- 03 december 2025
- Door Belga
- | Bron: Foodprocess
Omzet voedingsindustrie steeg in eerste helft 2025

De federatie van de voedingsindustrie Fevia ziet in de eerste helft van 2025 een voorzichtig herstel van de Belgische voedingssector, na een pover 2024. De omzet ligt 5,4 procent hoger dan tijdens de eerste zes maanden van vorig jaar. "Dat is voor de helft een volume-effect, voor de helft een prijseffect", ziet economisch adviseur bij Fevia Carole Dembour. Met andere woorden verdient de sector meer geld omdat er deels meer geproduceerd en verkocht wordt, en deels omdat de producten duurder zijn geworden.
Minder jobcreatie dan voor corona
Ook op het vlak van jobcreatie gaat het goed in de voedingsindustrie. Ze creëert nog banen, weliswaar minder dan voor de coronacrisis. Toen ging het jaarlijks om zowat 1500 jobs. In 2024 ging het om 440 en dit jaar zouden het er 330 zijn. "Ook de investeringen stijgen nog, maar die focussen zich nu op efficiëntie en een daling van de kosten", licht Dembour toe.

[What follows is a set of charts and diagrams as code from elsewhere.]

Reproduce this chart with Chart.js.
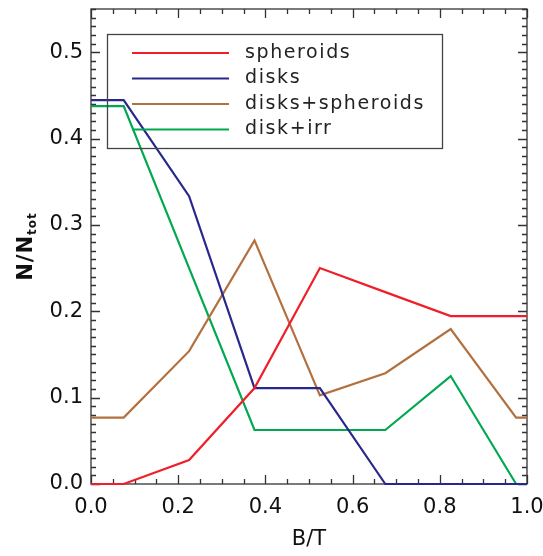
<html>
<head>
<script src="https://cdn.jsdelivr.net/npm/chart.js"></script>
<style>
  html, body { margin: 0; padding: 0; background: #fff; }
  #wrap { width: 543px; height: 556px; }
</style>
<script type="text/javascript">
// bin centres of B/T, with the edge points at 0 and 1
var binCenters = [0.0, 0.075, 0.225, 0.375, 0.525, 0.675, 0.825, 0.975, 1.0];

var spheroids      = [0, 0, 0.0278, 0.1111, 0.25, 0.2222, 0.1944, 0.1944, 0.1944];
var disks          = [0.4444, 0.4444, 0.3333, 0.1111, 0.1111, 0, 0, 0, 0];
var disksSpheroids = [0.0769, 0.0769, 0.1538, 0.2821, 0.1026, 0.1282, 0.1795, 0.0769, 0.0769];
var diskIrr        = [0.4375, 0.4375, 0.25, 0.0625, 0.0625, 0.0625, 0.125, 0, 0];

var seriesNames = ['spheroids', 'disks', 'disks+spheroids', 'disk+irr'];
var seriesColors = ['rgb(240,30,40)', 'rgb(40,40,140)', 'rgb(178,112,62)', 'rgb(0,168,80)'];

var xTickVals = [0.0, 0.2, 0.4, 0.6, 0.8, 1.0];
var yTickVals = [0.0, 0.1, 0.2, 0.3, 0.4, 0.5];
var xMinorStep = 0.05;
var yMinorStep = 0.01;

var myChart = null;

function points(ys) {
    var out = [];
    for (var i = 0; i < ys.length; ++i) {
        out.push({x: binCenters[i], y: ys[i]});
    }
    return out;
}

var allSeries = [spheroids, disks, disksSpheroids, diskIrr];
var datasets = [];
for (var k = 0; k < allSeries.length; ++k) {
    datasets.push({
        label: seriesNames[k],
        data: points(allSeries[k]),
        borderColor: seriesColors[k],
        backgroundColor: seriesColors[k],
        borderWidth: 2.2,
        pointRadius: 0,
        tension: 0,
        fill: false,
        clip: false
    });
}

// IDL-like frame: box and inward ticks on all sides (under the lines)
var idlFrame = {
    id: 'idlFrame',
    beforeDatasetsDraw: function (chart) {
        var ctx = chart.ctx;
        var a = chart.chartArea;
        var xs = chart.scales.x, ys = chart.scales.y;
        ctx.save();
        ctx.strokeStyle = '#333';
        ctx.lineWidth = 1.3;
        ctx.strokeRect(a.left, a.top, a.right - a.left, a.bottom - a.top);

        ctx.beginPath();
        var v, px, len, i;
        for (i = 0; i <= Math.round((xs.max - xs.min) / xMinorStep); ++i) {
            v = xs.min + i * xMinorStep;
            px = Math.round(xs.getPixelForValue(v)) + 0.5;
            len = (i % 4 === 0) ? 9 : 5;
            ctx.moveTo(px, a.bottom); ctx.lineTo(px, a.bottom - len);
            ctx.moveTo(px, a.top); ctx.lineTo(px, a.top + len);
        }
        for (i = 0; i * yMinorStep <= ys.max + 1e-9; ++i) {
            v = i * yMinorStep;
            px = Math.round(ys.getPixelForValue(v)) + 0.5;
            len = (i % 10 === 0) ? 9 : 5;
            ctx.moveTo(a.left, px); ctx.lineTo(a.left + len, px);
            ctx.moveTo(a.right, px); ctx.lineTo(a.right - len, px);
        }
        ctx.stroke();
        ctx.restore();
    },
    // legend box and y title N/N_tot
    afterDatasetsDraw: function (chart) {
        var ctx = chart.ctx;
        var a = chart.chartArea;
        var i;
        ctx.save();
        ctx.strokeStyle = '#444';
        ctx.lineWidth = 1.3;
        ctx.strokeRect(107.5, 34.5, 335, 114);
        ctx.font = '19px "DejaVu Sans"';
        ctx.letterSpacing = '1.6px';
        ctx.textBaseline = 'middle';
        ctx.fillStyle = '#222';
        var ds = chart.data.datasets;
        for (i = 0; i < ds.length; ++i) {
            var ly = 53 + i * 25.5;
            ctx.strokeStyle = ds[i].borderColor;
            ctx.lineWidth = 2.2;
            ctx.beginPath();
            ctx.moveTo(132, ly); ctx.lineTo(229, ly);
            ctx.stroke();
            ctx.fillText(ds[i].label, 245, ly);
        }

        ctx.translate(27, (a.top + a.bottom) / 2);
        ctx.rotate(-Math.PI / 2);
        ctx.letterSpacing = '1px';
        ctx.textBaseline = 'middle';
        ctx.textAlign = 'left';
        var main = 'N/N';
        var sub = 'tot';
        ctx.font = 'bold 21px "DejaVu Sans"';
        var wMain = ctx.measureText(main).width;
        ctx.font = 'bold 12px "DejaVu Sans"';
        var wSub = ctx.measureText(sub).width;
        var x0 = -(wMain + wSub) / 2;
        ctx.font = 'bold 21px "DejaVu Sans"';
        ctx.fillStyle = '#111';
        ctx.fillText(main, x0, 0);
        ctx.font = 'bold 12px "DejaVu Sans"';
        ctx.fillText(sub, x0 + wMain, 6);
        ctx.restore();
    }
};

var config = {
    type: 'line',
    data: { datasets: datasets },
    options: {
        responsive: false,
        animation: false,
        layout: { padding: { left: 0, right: 16, top: 9, bottom: 0 } },
        plugins: { legend: { display: false }, tooltip: { enabled: false } },
        scales: {
            x: {
                type: 'linear',
                min: 0, max: 1,
                grid: { display: false, drawTicks: false },
                border: { display: false },
                afterBuildTicks: function (s) { s.ticks = xTickVals.map(function (v) { return {value: v}; }); },
                afterFit: function (s) { s.height = 72; s.paddingLeft = 0; s.paddingRight = 0; },
                ticks: {
                    padding: 11,
                    color: '#111',
                    maxRotation: 0,
                    font: { family: 'DejaVu Sans', size: 21 },
                    callback: function (v) { return v.toFixed(1); }
                },
                title: {
                    display: true, text: 'B/T', color: '#111',
                    font: { family: 'DejaVu Sans', size: 21 },
                    padding: { top: 0, bottom: 4 }
                }
            },
            y: {
                type: 'linear',
                min: 0, max: 0.55,
                grid: { display: false, drawTicks: false },
                border: { display: false },
                afterBuildTicks: function (s) { s.ticks = yTickVals.map(function (v) { return {value: v}; }); },
                afterFit: function (s) { s.width = 91; s.paddingTop = 0; s.paddingBottom = 0; },
                ticks: {
                    padding: 8,
                    color: '#111',
                    font: { family: 'DejaVu Sans', size: 21 },
                    callback: function (v) { return v.toFixed(1); }
                }
            }
        }
    },
    plugins: [idlFrame]
};

function loadChart() {
    if (myChart == null) {
        myChart = new Chart(document.getElementById('myChart'), config);
    }
}
</script>
</head>
<body onLoad="loadChart()">
<div id="wrap">
    <canvas id="myChart" width="543" height="556"></canvas>
</div>
</body>
</html>
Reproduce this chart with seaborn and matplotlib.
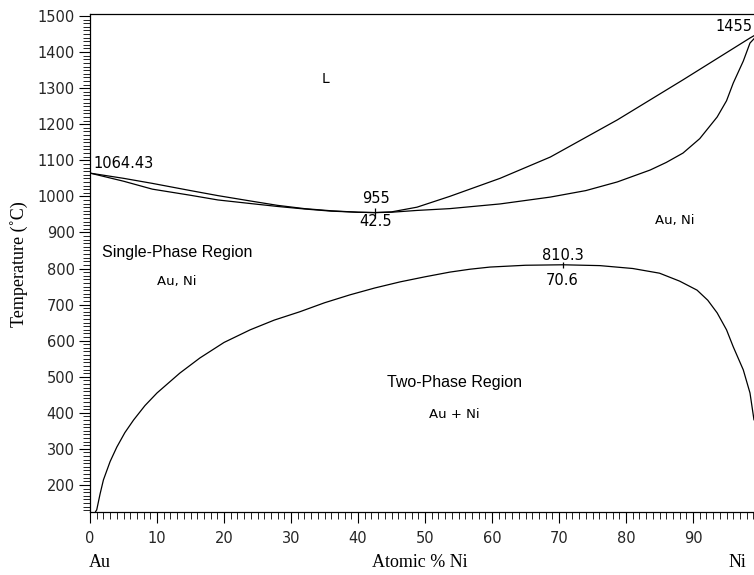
import numpy as np
import pandas as pd
import matplotlib
matplotlib.use("Agg")
import matplotlib.pyplot as plt
import seaborn as sns
from matplotlib.ticker import MultipleLocator

# liquidus (upper boundary of the two-phase band)
liq_x = [0, 5, 9.3, 15, 19.1, 24, 28, 32, 36, 40, 42.5, 45, 48.8, 53.7, 61.2, 68.7, 78.7, 88.5, 98.5, 100]
liq_t = [1064.43, 1050, 1036, 1016, 1002, 987, 975, 966, 960, 956, 955, 957, 970, 1000, 1050, 1109, 1212, 1323, 1439, 1455]

# solidus (lower boundary)
sol_x = [0, 5, 9.3, 15, 19.1, 24, 28, 32, 36, 40, 42.5, 45, 48.8, 53.7, 61.2, 68.7, 74, 78.7, 83.6,
         86, 88.5, 91, 93.6, 95, 96, 97.5, 98.5, 100]
sol_t = [1064.43, 1042, 1020, 1003, 990, 980, 972, 965, 959, 956, 955, 956, 961, 966, 979, 998, 1016, 1040, 1073,
         1094, 1120, 1160, 1220, 1265, 1314, 1375, 1425, 1455]

# miscibility gap
gap_x = [0.8, 1.0, 1.5, 2.0, 3.0, 4.0, 5.2, 6.5, 8.2, 10, 13.4, 16.4, 20, 23.9, 27.5, 31.3, 35, 38.8, 42.5,
         46.3, 50, 53.7, 56.7, 59.7, 65, 70.6, 76.1, 81, 85, 88, 90.6, 92.2, 93.6, 95, 96, 97.5, 98.5, 99.1]
gap_t = [125, 131, 175, 214, 265, 305, 345, 380, 420, 455, 510, 552, 595, 630, 657, 680, 705, 727, 746,
         763, 777, 790, 798, 804, 809, 810.3, 808, 800, 787, 765, 740, 712, 677, 630, 583, 519, 455, 380]

sns.set_style("ticks")
plt.rcParams['font.family'] = ['DejaVu Sans']

fig = plt.figure(figsize=(7.54, 5.75), dpi=100)
ax = fig.add_axes([0.1194, 0.1096, 0.8886, 0.8657])

for xs, ts in [(liq_x, liq_t), (sol_x, sol_t), (gap_x, gap_t)]:
    df = pd.DataFrame({'x': xs, 't': ts})
    sns.lineplot(data=df, x='x', y='t', ax=ax, sort=False, estimator=None,
                 color='black', linewidth=0.9)

# small markers at the special points
ax.plot([42.5], [955], marker='|', color='black', markersize=7, markeredgewidth=0.9)
ax.plot([70.6], [810.3], marker='|', color='black', markersize=5, markeredgewidth=0.9)

ax.set_xlim(0, 100)
ax.set_ylim(125, 1505)
ax.set_xlabel('')
ax.set_ylabel('')

ax.xaxis.set_major_locator(MultipleLocator(10))
ax.xaxis.set_minor_locator(MultipleLocator(1))
ax.yaxis.set_major_locator(MultipleLocator(100))
ax.yaxis.set_minor_locator(MultipleLocator(10))
ax.set_yticks(range(200, 1501, 100))
ax.set_xticks(range(0, 100, 10))

ax.tick_params(which='major', direction='out', length=8, width=0.8, labelsize=10.5, color='black')
ax.tick_params(which='minor', direction='out', length=5, width=0.6, color='black')
ax.tick_params(axis='x', which='major', pad=6)
ax.tick_params(axis='y', which='major', pad=3)

for side in ['left', 'bottom', 'top', 'right']:
    ax.spines[side].set_visible(True)
    ax.spines[side].set_linewidth(0.9)
    ax.spines[side].set_color('black')

num_font = dict(fontsize=10.5, family='DejaVu Sans', color='black')
ax.text(0.45, 1092, '1064.43', ha='left', va='center', **num_font)
ax.text(42.7, 993, '955', ha='center', va='center', **num_font)
ax.text(42.7, 930, '42.5', ha='center', va='center', **num_font)
ax.text(70.5, 837, '810.3', ha='center', va='center', **num_font)
ax.text(70.5, 768, '70.6', ha='center', va='center', **num_font)
ax.text(93.3, 1472, '1455', ha='left', va='center', clip_on=False, **num_font)

small = dict(fontsize=9.5, family='DejaVu Sans', color='black')
ax.text(35.2, 1325, 'L', ha='center', va='center', fontsize=10, family='DejaVu Sans', color='black')
ax.text(13.0, 765, 'Au, Ni', ha='center', va='center', **small)
ax.text(87.3, 934, 'Au, Ni', ha='center', va='center', **small)
ax.text(54.3, 394, 'Au + Ni', ha='center', va='center', **small)

region = dict(fontsize=11.5, family='Liberation Sans', color='black')
ax.text(1.8, 843, 'Single-Phase Region', ha='left', va='center', **region)
ax.text(44.3, 485, 'Two-Phase Region', ha='left', va='center', **region)

serif = dict(fontsize=13, family='Liberation Serif', color='black')
fig.text(19 / 754, 0.541, 'Temperature (˚C)', rotation=90, ha='center', va='center', **serif)
fig.text(100 / 754, 0.021, 'Au', ha='center', va='center', **serif)
fig.text(420 / 754, 0.021, 'Atomic % Ni', ha='center', va='center', **serif)
fig.text(737 / 754, 0.021, 'Ni', ha='center', va='center', **serif)

fig.savefig('out.png', dpi=100)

Om de sector verder te ondersteunen, vraagt Fevia onder andere "een duidelijk en voorspelbaar regelgevend kader, dat bovendien coherent is", zegt de kersverse CEO Wurman. "Zonder zo'n kader vinden minder investeringen plaats."
Verder pleit de CEO onder meer voor een verlaging van de loonkosten. Ze vraagt ook een lagere energiehandicap met de buurlanden en een vermindering van de administratieve lasten. Het recente akkoord van de federale regering over een meerjarenbegroting is al een eerste stap in de goede richting, al blijven er nog veel vraagtekens, klinkt het.
Nederland duwt België uit onze winkelkar
Het aandeel van producten uit België in de uitgaven aan voeding en drank van huishoudens is in 2023 gezakt tot 62,3 procent. In 2010 lag dat aandeel nog bijna 5 procentpunten hoger, blijkt uit cijfers van Fevia. Vooral Nederlandse producten kenden in de periode tussen 2010 en 2023 een grote stijging, met een verdubbeling tot 16 procent. "Dat lijkt vooral te maken te hebben met de opmars van Nederlandse retailers - denk aan Albert Heijn en Jumbo - in Vlaanderen", zegt Aurélie Gerth, communicatieverantwoordelijke bij Fevia.
De Nederlandse supermarktketens bevoorraden hun Belgische winkels vanuit Nederland, maar ook vanuit België zelf. "Via het Nederlands moederbedrijf kopen ze Belgische producten aan, die worden nadien verkocht als Nederlandse producten op de Belgische markt", zegt Gerth.
Belgische voedingsbedrijven krijgen volgens economisch adviseur Dembour vooral wat huismerken betreft maar moeilijk hun voet tussen de deur van de markt. Daarbovenop is er ook het fenomeen van grensaankopen: Belgen aan de grens met Frankrijk gaan vaak bij onze Franse buren winkelen.
Kwaliteit en veiligheid
De druk op Belgische voedingsbedrijven ligt op de eigen markt hoger dan in het buitenland, zegt Dembour. Onder meer de administratieve lasten zouden te hoog liggen. Uitvoer is goed voor zowat de helft van de omzet van de Belgische voedingssector, dat is in ieder geval positief volgens Fevia.
"Maar het zou goed zijn als Belgische voedingsbedrijven ook in eigen land goed scoren", voegt Gerth toe. "Dat zou positief zijn voor jobcreatie en voor onze economie in het algemeen."
"Belgische merken staan in het buitenland vaak voor kwaliteit en veiligheid. En bedrijven zetten daarbij echt in op nicheproducten, met veel toegevoegde waarde, en niet zoals vroeger op volume", zegt de Dembour nog. Fevia-CEO Ann Wurman voegt daaraan toe dat op kwaliteitsproducten ook meer rek op de prijzen zit.
Ook internationaal is er sprake van toegenomen concurrentie. Vooral Azië, Latijns-Amerika en Oost-Europa zien hun aandeel in de wereldexport de laatste jaren stijgen, terwijl dat van West- en Noord-Europa wegdeemstert.